The Independent's review of the match reads more like a character assassination of the manager, with the headline:

'Torres picks the lock for Benitez's latest escape'

English football's great managerial escapologist once again picked the lock on the chains around him with a win that turned Liverpool's rapidly diminishing season upon its head.

Of course, the problems that afflicted Liverpool through the four defeats that preceded this game do not go away with one sweep of Torres' boot. Benitez has still made a lot of bad signings and is still prone to bizarre decisions, but yesterday he re-affirmed to the club's owners and his adoring fans the old Benitez mystique.

The result left Anfield the happiest dysfunctional family you will ever see. The day began with the protest march against owners Tom Hicks and George Gillett before the game; it ended with a directors' box full of middle-aged American blokes in suits exchanging embarrassing high-fives. In the Kop and around the ground, the divisions were put aside to focus on one common enemy.

Ferguson conceded that Liverpool deserved their victory, which was remarkable given that he did not even go that far when Liverpool won 4-1 at Old Trafford last season. Maybe he senses that for all the sound and fury around Liverpool yesterday, they are still a long way from title contenders.

The Mail
Not until the team were on the bus en route to the stadium did Benitez decide to risk Torres for this match, and how relieved he must be that he made that call. No other striker in Liverpool's squad would have scored the 64th-minute goal that ignited this contest.

No other striker would have possessed the speed, strength, composure and skill first to hold off the challenge of Rio Ferdinand and then to unleash the shot that flew beyond the reach of Edwin van der Sar and into the roof of the United net.

It was a wonderful example of why Torres is among the finest forwards in the world, and all the more remarkable for the fact that the Spaniard was not even fit. Not only had he hardly trained but he needed a painkilling injection just to get on the field.

His goal amounted to an adrenaline shot for Liverpool; a goal that revitalised a team who appeared to be on their knees after four straight defeats, and a goal that shifted the focus away from Anfield and back to Old Trafford.

It is no longer the durability of Jamie Carragher that is a concern but that of Ferdinand; no longer how Liverpool will respond to a morale-sapping defeat but how United will.

The Mirror
This was the day the title race was supposed to be reduced to a two-horse race, the day that Liverpool were exposed as feckless challengers whose hopes would be over for another season.
Instead, that ridiculously premature premise was exposed as the nonsense it most patently is, in what will surely be one of the most open, exciting and unpredictable Premier League contests in recent years.

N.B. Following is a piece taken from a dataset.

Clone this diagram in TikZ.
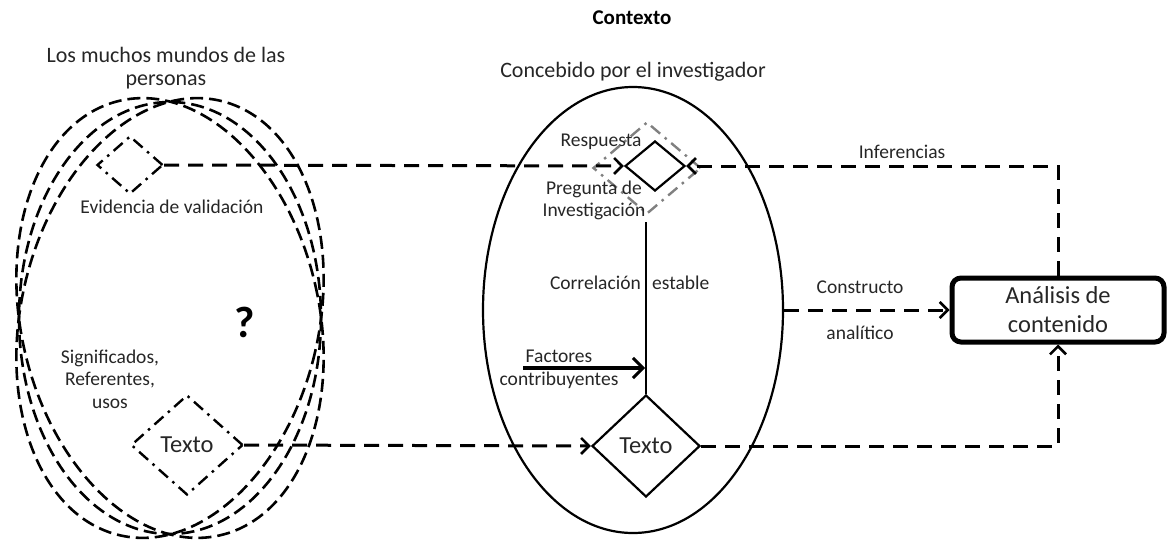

Two challengers? There could be six.

Rafael Benitez entered this game under so much pressure that his job was supposed to be on the line. At the end, with deafening adulation washing down the banks of the Anfield terraces, he was praised, not buried, as his side put on the sort of display required to reaffirm their elevated aspirations.

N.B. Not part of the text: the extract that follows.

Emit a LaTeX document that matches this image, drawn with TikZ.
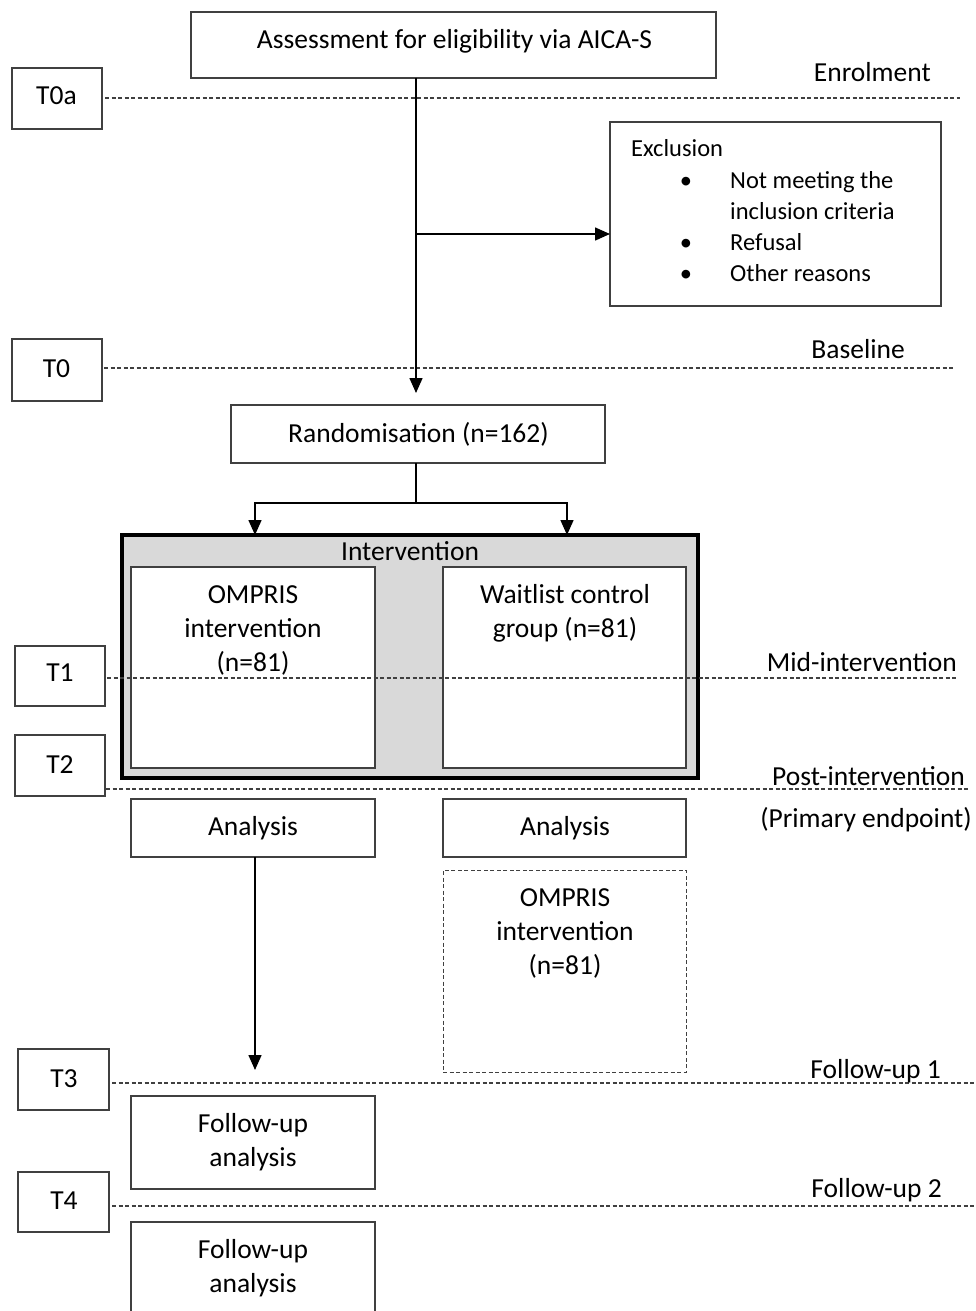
\documentclass[tikz,border=0pt]{standalone}
\usepackage{fontspec}
\setmainfont{Carlito}
\usetikzlibrary{arrows.meta,calc}
\definecolor{bord}{HTML}{404040}
\definecolor{ifill}{HTML}{D9D9D9}
\begin{document}
\begin{tikzpicture}[x=1pt,y=-1pt,
  box/.style={draw=bord, line width=1.3pt, fill=white, inner sep=0pt, outer sep=0pt},
  dbox/.style={draw=bord, line width=1pt, dash pattern=on 4pt off 2.5pt, fill=white, inner sep=0pt, outer sep=0pt},
  txt/.style={font=\fontsize{27.5}{34}\selectfont, inner sep=0pt, anchor=base, align=center},
  stxt/.style={font=\fontsize{24.5}{31}\selectfont, inner sep=0pt, anchor=base west},
  bul/.style={font=\fontsize{24.5}{31}\selectfont, inner sep=0pt, anchor=base},
  lbl/.style={font=\fontsize{27.5}{34}\selectfont, inner sep=0pt, anchor=base east},
  tl/.style={draw=bord, line width=1.3pt, dash pattern=on 4pt off 2.5pt},
  conn/.style={draw=black, line width=1.5pt},
  arr/.style={conn, -{Triangle[length=15pt,width=13pt]}}
]
\useasboundingbox (0,0) rectangle (975,1311);
\clip (0,0) rectangle (975,1311);

% ---------- top ----------
\node[box, minimum width=525pt, minimum height=66pt] (assess) at (453.5,45) {};
\node[txt] (assesst) at (454.5,49) {Assessment for eligibility via AICA-S};

\node[box, minimum width=90pt, minimum height=61pt] (t0a) at (57,98.5) {};
\node[txt] (t0at) at (56.5,105) {T0a};

\node[box, minimum width=331pt, minimum height=184pt] (excl) at (775.5,214) {};
\node[stxt] (exclt) at (631,156) {Exclusion};
\node[bul] (b1) at (686,188) {\textbullet};
\node[stxt] (e1t) at (730,188) {Not meeting the};
\node[stxt] (e2t) at (730,219) {inclusion criteria};
\node[bul] (b2) at (686,250) {\textbullet};
\node[stxt] (e3t) at (730,250) {Refusal};
\node[bul] (b3) at (686,281) {\textbullet};
\node[stxt] (e4t) at (730,281) {Other reasons};

\node[box, minimum width=90pt, minimum height=62pt] (t0) at (57,370) {};
\node[txt] (t0t) at (56.5,377) {T0};

\node[box, minimum width=374pt, minimum height=58pt] (rand) at (418,434) {};
\node[txt] (randt) at (418.5,442) {Randomisation (n=162)};

% ---------- intervention ----------
\node[draw=black, line width=3.5pt, fill=ifill, minimum width=576pt, minimum height=243pt, inner sep=0pt, outer sep=0pt] (interv) at (410,656.5) {};
\node[txt] (intervt) at (410,560) {Intervention};
\node[box, minimum width=244pt, minimum height=201pt] (omp) at (253,667.5) {};
\node[txt] (ompt) at (253,671) {OMPRIS\\intervention\\(n=81)};
\node[box, minimum width=243pt, minimum height=201pt] (wait) at (564.5,667.5) {};
\node[txt] (waitt) at (565,637) {Waitlist control\\group (n=81)};

\node[box, minimum width=90pt, minimum height=60pt] (t1) at (60,676) {};
\node[txt] (t1t) at (60,681) {T1};
\node[box, minimum width=90pt, minimum height=61pt] (t2) at (60,765.5) {};
\node[txt] (t2t) at (60,773) {T2};

% ---------- analysis ----------
\node[box, minimum width=244pt, minimum height=58pt] (anl) at (253,828) {};
\node[txt] (anlt) at (253,835) {Analysis};
\node[box, minimum width=243pt, minimum height=58pt] (anr) at (564.5,828) {};
\node[txt] (anrt) at (565,835) {Analysis};

\node[dbox, minimum width=243pt, minimum height=202pt] (omp2) at (564.5,971) {};
\node[txt] (omp2t) at (565,974) {OMPRIS\\intervention\\(n=81)};

\node[box, minimum width=91pt, minimum height=61pt] (t3) at (63.5,1079.5) {};
\node[txt] (t3t) at (64,1087) {T3};
\node[box, minimum width=244pt, minimum height=93pt] (fu1) at (253,1142.5) {};
\node[txt] (fu1t) at (253,1166) {Follow-up\\analysis};

\node[box, minimum width=91pt, minimum height=60pt] (t4) at (63.5,1202) {};
\node[txt] (t4t) at (64,1209) {T4};
\node[box, minimum width=244pt, minimum height=120pt] (fu2) at (253,1282) {};
\node[txt] (fu2t) at (253,1292) {Follow-up\\analysis};

% ---------- time lines ----------
\coordinate (e0a) at (960,98);
\coordinate (e0) at (955,368);
\coordinate (e1) at (958,678);
\coordinate (e2) at (968,789);
\coordinate (e3) at (975,1083);
\coordinate (e4) at (975,1206);
\draw[tl] ([xshift=3pt]t0a.east |- e0a) -- (e0a);
\draw[tl] ([xshift=2pt]t0.east |- e0) -- (e0);
\draw[tl] ([xshift=2pt]t1.east |- e1) -- (e1);
\draw[tl] ([xshift=1pt]t2.east |- e2) -- (e2);
\draw[tl] ([xshift=3pt]t3.east |- e3) -- (e3);
\draw[tl] ([xshift=3pt]t4.east |- e4) -- (e4);

\node[lbl] (l0a) at (931,82) {Enrolment};
\node[lbl] (l0) at (905,358) {Baseline};
\node[lbl] (l1) at (957,671) {Mid-intervention};
\node[lbl] (l2) at (965,785) {Post-intervention};
\node[lbl] (l2b) at (972,827) {(Primary endpoint)};
\node[lbl] (l3) at (941,1078) {Follow-up 1};
\node[lbl] (l4) at (942,1197) {Follow-up 2};

% ---------- connectors ----------
\coordinate (top) at (416,78);
\coordinate (br) at (416,234);
\coordinate (sp) at (416,503);
\draw[arr, shorten >=12pt] (assess.south -| top) -- (rand.north -| top);
\draw[arr] (br) -- (br -| excl.west);
\draw[arr] (rand.south -| sp) -- (sp) -| ([xshift=2pt]omp.north |- interv.north);
\draw[arr] (rand.south -| sp) -- (sp) -| ([xshift=2.5pt]wait.north |- interv.north);
\draw[arr, shorten >=26pt] ([xshift=2pt]anl.south) -- ([xshift=2pt]fu1.north);
\end{tikzpicture}
\end{document}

It was Manchester United, not the home team, who left unanswered some serious questions about their form and character, as they buckled under a second-half barrage inspired by rabid support of their side from a wide-eyed Kop.

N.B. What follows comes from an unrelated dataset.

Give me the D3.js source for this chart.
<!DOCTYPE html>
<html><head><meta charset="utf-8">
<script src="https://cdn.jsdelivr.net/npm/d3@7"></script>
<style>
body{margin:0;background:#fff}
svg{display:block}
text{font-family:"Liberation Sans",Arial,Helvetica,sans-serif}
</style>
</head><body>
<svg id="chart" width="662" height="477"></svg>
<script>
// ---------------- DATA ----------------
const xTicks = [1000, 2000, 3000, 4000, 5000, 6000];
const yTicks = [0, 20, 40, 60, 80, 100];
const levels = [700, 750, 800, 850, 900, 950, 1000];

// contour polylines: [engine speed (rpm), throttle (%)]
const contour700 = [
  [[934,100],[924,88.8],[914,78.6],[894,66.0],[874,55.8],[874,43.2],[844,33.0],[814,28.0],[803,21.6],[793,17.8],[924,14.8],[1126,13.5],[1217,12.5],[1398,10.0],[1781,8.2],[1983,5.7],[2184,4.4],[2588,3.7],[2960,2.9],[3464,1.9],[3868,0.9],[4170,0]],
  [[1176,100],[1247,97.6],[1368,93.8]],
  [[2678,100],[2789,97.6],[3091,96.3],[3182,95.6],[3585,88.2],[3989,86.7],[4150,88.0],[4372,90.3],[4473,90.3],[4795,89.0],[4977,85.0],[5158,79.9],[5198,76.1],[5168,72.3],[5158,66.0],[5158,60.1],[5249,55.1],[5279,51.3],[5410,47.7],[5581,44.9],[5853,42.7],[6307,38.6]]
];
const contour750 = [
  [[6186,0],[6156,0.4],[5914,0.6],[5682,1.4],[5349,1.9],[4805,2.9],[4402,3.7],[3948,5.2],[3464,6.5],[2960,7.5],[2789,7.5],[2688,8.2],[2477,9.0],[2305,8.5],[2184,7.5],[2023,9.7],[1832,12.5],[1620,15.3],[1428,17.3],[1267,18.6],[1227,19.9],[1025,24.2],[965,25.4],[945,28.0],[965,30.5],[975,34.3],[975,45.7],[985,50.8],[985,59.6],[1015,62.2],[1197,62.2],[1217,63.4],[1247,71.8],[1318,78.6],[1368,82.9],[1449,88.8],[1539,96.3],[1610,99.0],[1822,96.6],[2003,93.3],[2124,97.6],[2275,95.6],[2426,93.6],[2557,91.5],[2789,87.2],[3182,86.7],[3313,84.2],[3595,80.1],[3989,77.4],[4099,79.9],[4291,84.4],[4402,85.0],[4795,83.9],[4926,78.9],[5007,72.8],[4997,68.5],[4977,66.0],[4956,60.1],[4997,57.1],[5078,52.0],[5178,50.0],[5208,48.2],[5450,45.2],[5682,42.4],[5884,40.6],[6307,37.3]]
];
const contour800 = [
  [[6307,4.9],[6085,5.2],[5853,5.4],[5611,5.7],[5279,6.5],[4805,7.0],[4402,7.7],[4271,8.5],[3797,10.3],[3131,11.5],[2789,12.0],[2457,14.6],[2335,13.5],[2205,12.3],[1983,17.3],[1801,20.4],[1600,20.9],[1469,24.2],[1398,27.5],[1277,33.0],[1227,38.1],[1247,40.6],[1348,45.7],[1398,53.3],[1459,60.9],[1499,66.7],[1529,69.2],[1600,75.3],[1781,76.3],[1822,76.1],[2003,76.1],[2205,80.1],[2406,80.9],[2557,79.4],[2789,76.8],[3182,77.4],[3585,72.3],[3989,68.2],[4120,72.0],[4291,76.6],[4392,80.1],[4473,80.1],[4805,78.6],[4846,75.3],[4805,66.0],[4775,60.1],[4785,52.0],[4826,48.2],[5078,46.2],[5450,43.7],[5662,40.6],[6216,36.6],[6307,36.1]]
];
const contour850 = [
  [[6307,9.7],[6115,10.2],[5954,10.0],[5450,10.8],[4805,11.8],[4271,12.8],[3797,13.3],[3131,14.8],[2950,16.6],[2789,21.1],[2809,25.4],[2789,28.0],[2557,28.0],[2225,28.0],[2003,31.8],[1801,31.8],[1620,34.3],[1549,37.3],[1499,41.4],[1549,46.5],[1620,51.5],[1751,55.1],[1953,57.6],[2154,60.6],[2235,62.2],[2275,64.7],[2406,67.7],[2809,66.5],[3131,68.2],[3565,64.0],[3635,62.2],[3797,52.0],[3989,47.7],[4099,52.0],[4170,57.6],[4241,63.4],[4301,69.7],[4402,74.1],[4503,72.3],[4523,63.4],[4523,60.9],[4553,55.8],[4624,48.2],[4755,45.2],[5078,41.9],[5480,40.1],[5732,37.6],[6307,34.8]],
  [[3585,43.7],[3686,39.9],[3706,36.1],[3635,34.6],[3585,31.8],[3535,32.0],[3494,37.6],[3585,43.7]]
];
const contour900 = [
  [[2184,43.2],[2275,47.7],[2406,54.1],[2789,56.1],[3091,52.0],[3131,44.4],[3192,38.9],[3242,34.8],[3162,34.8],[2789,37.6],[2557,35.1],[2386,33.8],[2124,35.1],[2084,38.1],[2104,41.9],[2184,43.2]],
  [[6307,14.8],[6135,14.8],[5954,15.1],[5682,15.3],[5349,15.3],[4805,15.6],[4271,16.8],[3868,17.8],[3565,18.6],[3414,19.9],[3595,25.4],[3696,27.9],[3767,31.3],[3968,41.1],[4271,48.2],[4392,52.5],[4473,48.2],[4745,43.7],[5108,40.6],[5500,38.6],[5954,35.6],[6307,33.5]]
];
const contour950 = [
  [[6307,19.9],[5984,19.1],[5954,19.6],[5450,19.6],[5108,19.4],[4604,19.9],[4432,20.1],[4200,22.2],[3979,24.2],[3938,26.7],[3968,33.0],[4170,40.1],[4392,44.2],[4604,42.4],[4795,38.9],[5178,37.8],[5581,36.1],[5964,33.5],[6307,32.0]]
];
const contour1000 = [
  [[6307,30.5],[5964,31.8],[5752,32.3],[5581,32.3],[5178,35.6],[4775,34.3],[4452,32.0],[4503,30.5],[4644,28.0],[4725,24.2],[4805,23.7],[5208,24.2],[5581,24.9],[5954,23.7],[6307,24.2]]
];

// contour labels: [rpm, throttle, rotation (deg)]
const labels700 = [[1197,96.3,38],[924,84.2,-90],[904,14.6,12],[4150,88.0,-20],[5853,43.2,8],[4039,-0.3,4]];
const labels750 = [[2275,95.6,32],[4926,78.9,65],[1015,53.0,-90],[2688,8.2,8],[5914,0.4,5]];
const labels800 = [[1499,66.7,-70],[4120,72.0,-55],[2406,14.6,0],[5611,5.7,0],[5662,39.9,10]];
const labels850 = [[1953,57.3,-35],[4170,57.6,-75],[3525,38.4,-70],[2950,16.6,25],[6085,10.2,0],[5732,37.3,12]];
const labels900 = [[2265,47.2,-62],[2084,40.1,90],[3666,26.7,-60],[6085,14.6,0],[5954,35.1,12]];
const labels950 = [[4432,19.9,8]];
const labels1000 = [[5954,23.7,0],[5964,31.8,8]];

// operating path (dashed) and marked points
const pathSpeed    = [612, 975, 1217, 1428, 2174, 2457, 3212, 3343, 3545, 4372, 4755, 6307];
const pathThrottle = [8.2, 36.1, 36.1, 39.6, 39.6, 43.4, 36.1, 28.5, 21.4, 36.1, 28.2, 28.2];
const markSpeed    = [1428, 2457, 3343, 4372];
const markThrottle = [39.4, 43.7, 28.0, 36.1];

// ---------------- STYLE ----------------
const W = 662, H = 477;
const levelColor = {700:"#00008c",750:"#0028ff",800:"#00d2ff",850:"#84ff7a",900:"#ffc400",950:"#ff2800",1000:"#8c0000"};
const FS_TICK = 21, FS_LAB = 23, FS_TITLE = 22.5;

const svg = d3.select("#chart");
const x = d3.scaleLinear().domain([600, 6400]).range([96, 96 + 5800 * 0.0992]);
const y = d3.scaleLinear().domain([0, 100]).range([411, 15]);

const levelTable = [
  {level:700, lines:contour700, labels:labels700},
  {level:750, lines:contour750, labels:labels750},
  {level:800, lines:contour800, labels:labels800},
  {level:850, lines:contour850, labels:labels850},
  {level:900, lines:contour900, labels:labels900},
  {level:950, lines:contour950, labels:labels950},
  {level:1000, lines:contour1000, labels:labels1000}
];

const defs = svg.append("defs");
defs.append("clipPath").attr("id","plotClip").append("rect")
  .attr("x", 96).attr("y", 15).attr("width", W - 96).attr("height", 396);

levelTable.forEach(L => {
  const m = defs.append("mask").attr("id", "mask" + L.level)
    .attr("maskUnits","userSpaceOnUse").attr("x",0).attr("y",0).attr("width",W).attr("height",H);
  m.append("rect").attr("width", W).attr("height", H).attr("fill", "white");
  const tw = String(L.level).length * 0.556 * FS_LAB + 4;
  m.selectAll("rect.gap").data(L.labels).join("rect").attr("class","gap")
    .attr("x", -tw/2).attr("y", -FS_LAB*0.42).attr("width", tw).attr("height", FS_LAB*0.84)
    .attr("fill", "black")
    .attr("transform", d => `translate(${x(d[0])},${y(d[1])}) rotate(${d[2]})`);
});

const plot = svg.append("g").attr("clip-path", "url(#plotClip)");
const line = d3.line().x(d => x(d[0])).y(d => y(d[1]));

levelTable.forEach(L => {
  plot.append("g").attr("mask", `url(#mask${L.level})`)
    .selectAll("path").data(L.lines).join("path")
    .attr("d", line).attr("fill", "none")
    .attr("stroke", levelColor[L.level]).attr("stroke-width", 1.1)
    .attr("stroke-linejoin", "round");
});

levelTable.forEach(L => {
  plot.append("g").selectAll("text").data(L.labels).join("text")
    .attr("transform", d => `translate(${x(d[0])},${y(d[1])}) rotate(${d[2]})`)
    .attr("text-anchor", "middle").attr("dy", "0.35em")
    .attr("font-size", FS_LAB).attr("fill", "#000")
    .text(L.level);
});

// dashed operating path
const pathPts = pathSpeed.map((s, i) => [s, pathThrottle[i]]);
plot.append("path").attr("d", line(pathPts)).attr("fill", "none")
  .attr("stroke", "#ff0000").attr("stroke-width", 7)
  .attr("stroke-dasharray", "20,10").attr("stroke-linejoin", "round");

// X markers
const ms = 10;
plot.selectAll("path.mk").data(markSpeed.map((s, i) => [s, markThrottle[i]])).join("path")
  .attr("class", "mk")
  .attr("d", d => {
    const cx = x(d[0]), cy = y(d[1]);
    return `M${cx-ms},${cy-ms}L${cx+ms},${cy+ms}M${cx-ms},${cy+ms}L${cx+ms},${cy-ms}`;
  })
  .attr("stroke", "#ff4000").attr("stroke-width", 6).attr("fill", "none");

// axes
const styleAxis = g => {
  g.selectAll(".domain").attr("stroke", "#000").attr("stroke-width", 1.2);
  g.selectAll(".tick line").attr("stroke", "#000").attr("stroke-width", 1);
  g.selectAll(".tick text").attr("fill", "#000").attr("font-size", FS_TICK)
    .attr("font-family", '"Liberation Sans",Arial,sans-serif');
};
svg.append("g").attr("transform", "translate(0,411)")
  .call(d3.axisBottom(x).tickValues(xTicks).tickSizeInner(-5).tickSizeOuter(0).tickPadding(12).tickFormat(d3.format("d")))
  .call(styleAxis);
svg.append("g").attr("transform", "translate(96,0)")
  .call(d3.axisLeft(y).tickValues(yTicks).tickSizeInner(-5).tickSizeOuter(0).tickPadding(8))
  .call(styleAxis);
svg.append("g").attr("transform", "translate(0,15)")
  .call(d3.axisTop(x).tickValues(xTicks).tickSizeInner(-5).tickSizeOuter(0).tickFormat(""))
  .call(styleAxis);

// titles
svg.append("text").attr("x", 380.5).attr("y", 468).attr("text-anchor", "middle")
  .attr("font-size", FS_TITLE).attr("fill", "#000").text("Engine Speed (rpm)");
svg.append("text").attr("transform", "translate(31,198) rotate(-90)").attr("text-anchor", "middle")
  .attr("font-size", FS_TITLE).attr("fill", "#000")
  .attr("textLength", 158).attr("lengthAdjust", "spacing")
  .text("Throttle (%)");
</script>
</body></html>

In essence, this was a defining moment in the season, in the sense that it illustrated nothing can be defined so early. United have now lost twice already before the end of October, as have Chelsea, and both could easily have dropped more points.

There was still time for Vidic to be dismissed for a second - undebatable - yellow, and indeed he could have gone earlier for some unsavoury treatment of Torres, and Mascherano soon followed, again for two rash challenges conjured from the emotion of the occasion.

Benitez’s men added a second deep into a ridiculous five-minute stoppage time, when the tireless Kuyt cleverly held on until Lucas could eventually send sub David Ngog away to convert with no pressure, and from being out of the title race, Liverpool had their redemption and resurrection in one, magnificent moment.